Mungkin keadaan di atas terlalu berat untuk sebagian orang. Namun sebenarnya makna lain tentang lebaran ini pun terjadi pada rutinitas yang tampak sederhana. Bahkan amat mungkin terjadi bagi banyak orang, pada setiap tahunnya. Seperti kurir paket yang tidak kunjung tiba, karenanya tidak jadi memakai mukena dan sarung baru. Begitu pun khidmat lebaran kadang sesaat, tidak dengan ketergesaan saat saling menunggu giliran mandi menjelang salah id atau berantem karena enggan mengantar mama membeli bakso di siang lebaran. Betul, beberapa kuburan malah makin mengering tanpa taburan bunga dan siraman air kendi, apalagi doa dan kebaikan untuk alam kelanggengan.
Mengumpulkan cerita umat sampai pada titik ini saja sungguh melelahkan, lebih-lebih bagi yang mengalaminya. Ternyata sejauh ini lebaran hanya menjadi cerita milik orang kaya nan bahagia. Terlepas dari kebiasanya yang identik dengan perayaan, lebaran juga punya makna yang tidak biasa, menyangkut dengan relung-relung yang murung. Nyatanya momen suci ini bisa menjadi sumber kesedihan, bukan karena agamanya tapi budaya beragama kita. Ada – ya’uudu dan aftharo – yufthiru yang lalu membentuk kata idulfitri, betul artinya kembali ke fitrah. Tentang fitrahnya kehidupan kita yang kadang biasa-biasa saja, sebiasa itu.
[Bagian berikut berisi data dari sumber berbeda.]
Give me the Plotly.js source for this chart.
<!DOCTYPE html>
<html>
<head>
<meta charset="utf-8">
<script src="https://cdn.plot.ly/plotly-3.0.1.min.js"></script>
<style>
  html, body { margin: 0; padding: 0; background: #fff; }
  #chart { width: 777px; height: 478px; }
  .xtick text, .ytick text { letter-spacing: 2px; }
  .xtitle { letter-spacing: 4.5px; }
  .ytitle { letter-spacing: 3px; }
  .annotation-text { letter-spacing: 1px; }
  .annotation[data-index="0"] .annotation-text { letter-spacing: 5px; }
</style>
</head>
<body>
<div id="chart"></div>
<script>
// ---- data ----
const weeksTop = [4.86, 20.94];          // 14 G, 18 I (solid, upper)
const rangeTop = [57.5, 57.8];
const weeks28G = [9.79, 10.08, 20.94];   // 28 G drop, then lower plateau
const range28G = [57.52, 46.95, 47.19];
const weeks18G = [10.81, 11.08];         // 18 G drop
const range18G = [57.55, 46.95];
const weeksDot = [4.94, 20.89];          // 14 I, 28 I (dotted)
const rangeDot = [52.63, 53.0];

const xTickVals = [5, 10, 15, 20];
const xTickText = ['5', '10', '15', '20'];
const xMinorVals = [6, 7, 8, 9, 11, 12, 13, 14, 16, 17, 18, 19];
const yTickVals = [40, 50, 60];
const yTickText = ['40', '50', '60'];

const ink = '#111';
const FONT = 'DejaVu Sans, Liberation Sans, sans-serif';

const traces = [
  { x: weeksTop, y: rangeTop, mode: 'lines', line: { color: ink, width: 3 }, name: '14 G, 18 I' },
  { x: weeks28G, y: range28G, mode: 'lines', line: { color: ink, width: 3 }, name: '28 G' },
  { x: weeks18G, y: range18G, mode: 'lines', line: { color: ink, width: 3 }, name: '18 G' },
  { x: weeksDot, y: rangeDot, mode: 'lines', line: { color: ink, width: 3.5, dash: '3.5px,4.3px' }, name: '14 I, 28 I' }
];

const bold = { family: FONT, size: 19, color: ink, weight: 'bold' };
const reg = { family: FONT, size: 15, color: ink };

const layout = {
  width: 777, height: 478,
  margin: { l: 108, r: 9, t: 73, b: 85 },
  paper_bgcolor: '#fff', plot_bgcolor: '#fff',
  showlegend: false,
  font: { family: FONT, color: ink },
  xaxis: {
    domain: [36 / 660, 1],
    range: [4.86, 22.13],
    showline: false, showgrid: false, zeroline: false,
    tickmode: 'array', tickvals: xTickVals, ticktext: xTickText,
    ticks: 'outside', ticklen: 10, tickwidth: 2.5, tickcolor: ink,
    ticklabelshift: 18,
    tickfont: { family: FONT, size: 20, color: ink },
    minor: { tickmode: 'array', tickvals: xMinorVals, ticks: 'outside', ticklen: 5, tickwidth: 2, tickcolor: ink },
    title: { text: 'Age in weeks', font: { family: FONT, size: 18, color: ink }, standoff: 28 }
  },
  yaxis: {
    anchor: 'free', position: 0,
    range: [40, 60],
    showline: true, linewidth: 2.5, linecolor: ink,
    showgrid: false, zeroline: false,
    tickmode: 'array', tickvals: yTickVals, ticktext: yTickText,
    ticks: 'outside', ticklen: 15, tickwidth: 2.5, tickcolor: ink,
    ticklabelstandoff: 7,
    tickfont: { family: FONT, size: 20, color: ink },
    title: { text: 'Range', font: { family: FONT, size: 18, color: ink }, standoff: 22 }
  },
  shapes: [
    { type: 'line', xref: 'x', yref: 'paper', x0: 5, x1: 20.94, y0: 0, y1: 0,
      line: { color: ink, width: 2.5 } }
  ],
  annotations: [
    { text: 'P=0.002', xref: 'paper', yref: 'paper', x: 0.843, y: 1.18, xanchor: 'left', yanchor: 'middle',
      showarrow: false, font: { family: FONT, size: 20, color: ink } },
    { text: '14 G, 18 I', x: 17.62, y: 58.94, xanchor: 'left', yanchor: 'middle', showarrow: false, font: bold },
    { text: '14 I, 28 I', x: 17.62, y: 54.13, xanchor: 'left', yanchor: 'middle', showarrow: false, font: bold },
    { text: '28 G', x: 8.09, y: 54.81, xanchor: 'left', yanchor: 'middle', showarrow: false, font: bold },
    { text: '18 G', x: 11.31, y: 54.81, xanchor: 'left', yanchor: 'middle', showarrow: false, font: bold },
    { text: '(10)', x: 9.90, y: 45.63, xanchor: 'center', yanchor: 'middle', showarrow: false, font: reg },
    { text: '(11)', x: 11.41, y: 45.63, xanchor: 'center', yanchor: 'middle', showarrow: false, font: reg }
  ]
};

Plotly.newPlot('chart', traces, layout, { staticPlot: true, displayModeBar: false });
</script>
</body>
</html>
Puasa kita masih meninggalkan orang fakir. Zakat fitrahnya masih menyisakan orang duafa. Berlarut-larut berburu malam yang lebih baik dari seribu bulan, 1001 keluarga masih mencari isi ketupat, mengais-ais nasi sisa bukber, dan berharap semoga mendapatkan bulir-bulir beras di sisa kresek zakat. Mendaraskan dan mengkhatamkan Alquran itu ternyata belum mampu menjadi sarana untuk membaca lingkungan sekitar kita. Apalagi tarawih, belasan-puluhan rakaatnya kian menjadi pembenaran bagi diri yang merasa paling saleh sejagat raya.
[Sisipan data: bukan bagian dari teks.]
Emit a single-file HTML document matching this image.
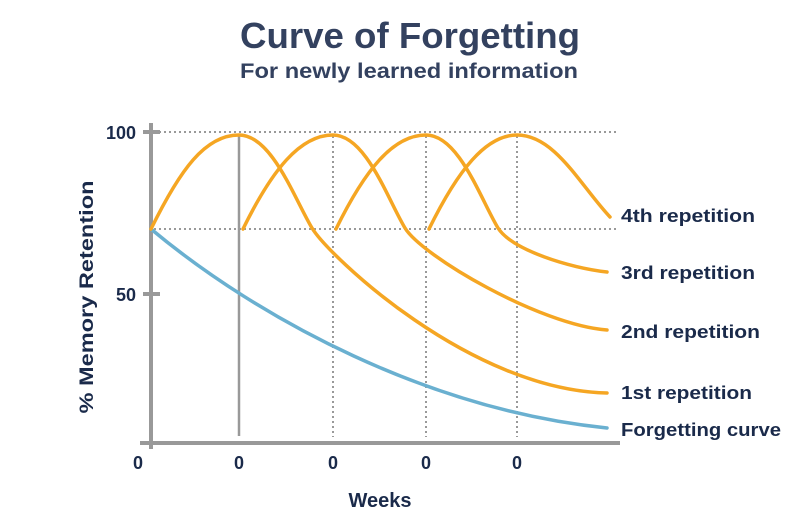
<!DOCTYPE html>
<html><head><meta charset="utf-8"><style>
html,body{margin:0;padding:0;background:#fff;}
svg{display:block;}
text{font-family:"Liberation Sans",sans-serif;font-weight:bold;}
</style></head><body>
<svg width="800" height="529" viewBox="0 0 800 529" xmlns="http://www.w3.org/2000/svg">
<rect width="800" height="529" fill="#fff"/>
<text x="410" y="48" text-anchor="middle" font-size="36" fill="#33415f" textLength="340" lengthAdjust="spacingAndGlyphs">Curve of Forgetting</text>
<text x="409" y="78" text-anchor="middle" font-size="21" fill="#33415f" textLength="338" lengthAdjust="spacingAndGlyphs">For newly learned information</text>
<g stroke="#999" stroke-width="2" stroke-dasharray="2,3" fill="none">
<line x1="154" y1="132" x2="618" y2="132"/>
<line x1="154" y1="229" x2="618" y2="229"/>
<line x1="333" y1="136" x2="333" y2="437"/>
<line x1="426" y1="136" x2="426" y2="437"/>
<line x1="517" y1="136" x2="517" y2="437"/>
</g>
<line x1="239" y1="134" x2="239" y2="436" stroke="#999" stroke-width="2.5"/>
<line x1="151" y1="123" x2="151" y2="449" stroke="#999" stroke-width="4"/>
<line x1="140" y1="443" x2="620" y2="443" stroke="#999" stroke-width="4"/>
<line x1="143" y1="132" x2="160" y2="132" stroke="#999" stroke-width="4"/>
<line x1="143" y1="294" x2="160" y2="294" stroke="#999" stroke-width="4"/>
<g fill="none" stroke-width="3.5" stroke-linecap="round">
<path stroke="#6ab0d0" d="M151,229 C260,320 430,410 607,428"/>
<g stroke="#f5a623">
<path d="M151,229 C180,170 205,135 239,135 C272,135 295,200 312,228 C329,256 470,390 607,393"/>
<path d="M243,229 C272,170 300,135 333,135 C366,135 388,200 405,228 C422,256 540,325 607,330"/>
<path d="M336,229 C365,170 393,135 426,135 C459,135 481,200 498,228 C512,250 570,268 607,272"/>
<path d="M429,229 C458,170 486,135 517,135 C555,135 580,185 610,217"/>
</g>
</g>
<g fill="#1a2a4a" font-size="18">
<text x="136" y="139" text-anchor="end">100</text>
<text x="136" y="301" text-anchor="end">50</text>
<text x="138" y="469" text-anchor="middle">0</text>
<text x="239" y="469" text-anchor="middle">0</text>
<text x="333" y="469" text-anchor="middle">0</text>
<text x="426" y="469" text-anchor="middle">0</text>
<text x="517" y="469" text-anchor="middle">0</text>
<text x="380" y="507" text-anchor="middle" font-size="20">Weeks</text>
<text transform="translate(93,297) rotate(-90)" text-anchor="middle" font-size="19" textLength="233" lengthAdjust="spacingAndGlyphs">% Memory Retention</text>
<text x="621" y="222" textLength="134" lengthAdjust="spacingAndGlyphs">4th repetition</text>
<text x="621" y="279" textLength="134" lengthAdjust="spacingAndGlyphs">3rd repetition</text>
<text x="621" y="338" textLength="139" lengthAdjust="spacingAndGlyphs">2nd repetition</text>
<text x="621" y="399" textLength="131" lengthAdjust="spacingAndGlyphs">1st repetition</text>
<text x="621" y="436" textLength="160" lengthAdjust="spacingAndGlyphs">Forgetting curve</text>
</g>
</svg>
</body></html>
Allahuakbar, Allahuakbar, gemanya ternyata masih kurang mendidik jiwa yang takabur ini. Di hari raya, masih ada umat Muhammad yang harus berpuasa. Dahulu, di hari raya ini Malaikat Ridwan mengambil rupa seorang penjahit yang memberi hadiah baju baru pada dua cucu terkasih Sang Nabi. Andaikan kita mampu mengambil ibrah-nya, pada lebaran kali ini cahaya penjaga surga itu terpantul di bumi melalui kita yang menjadi sumber kebahagiaan setiap insan. Selamat berlebaran, menikmati maknanya setiap dan sepanjang tahun.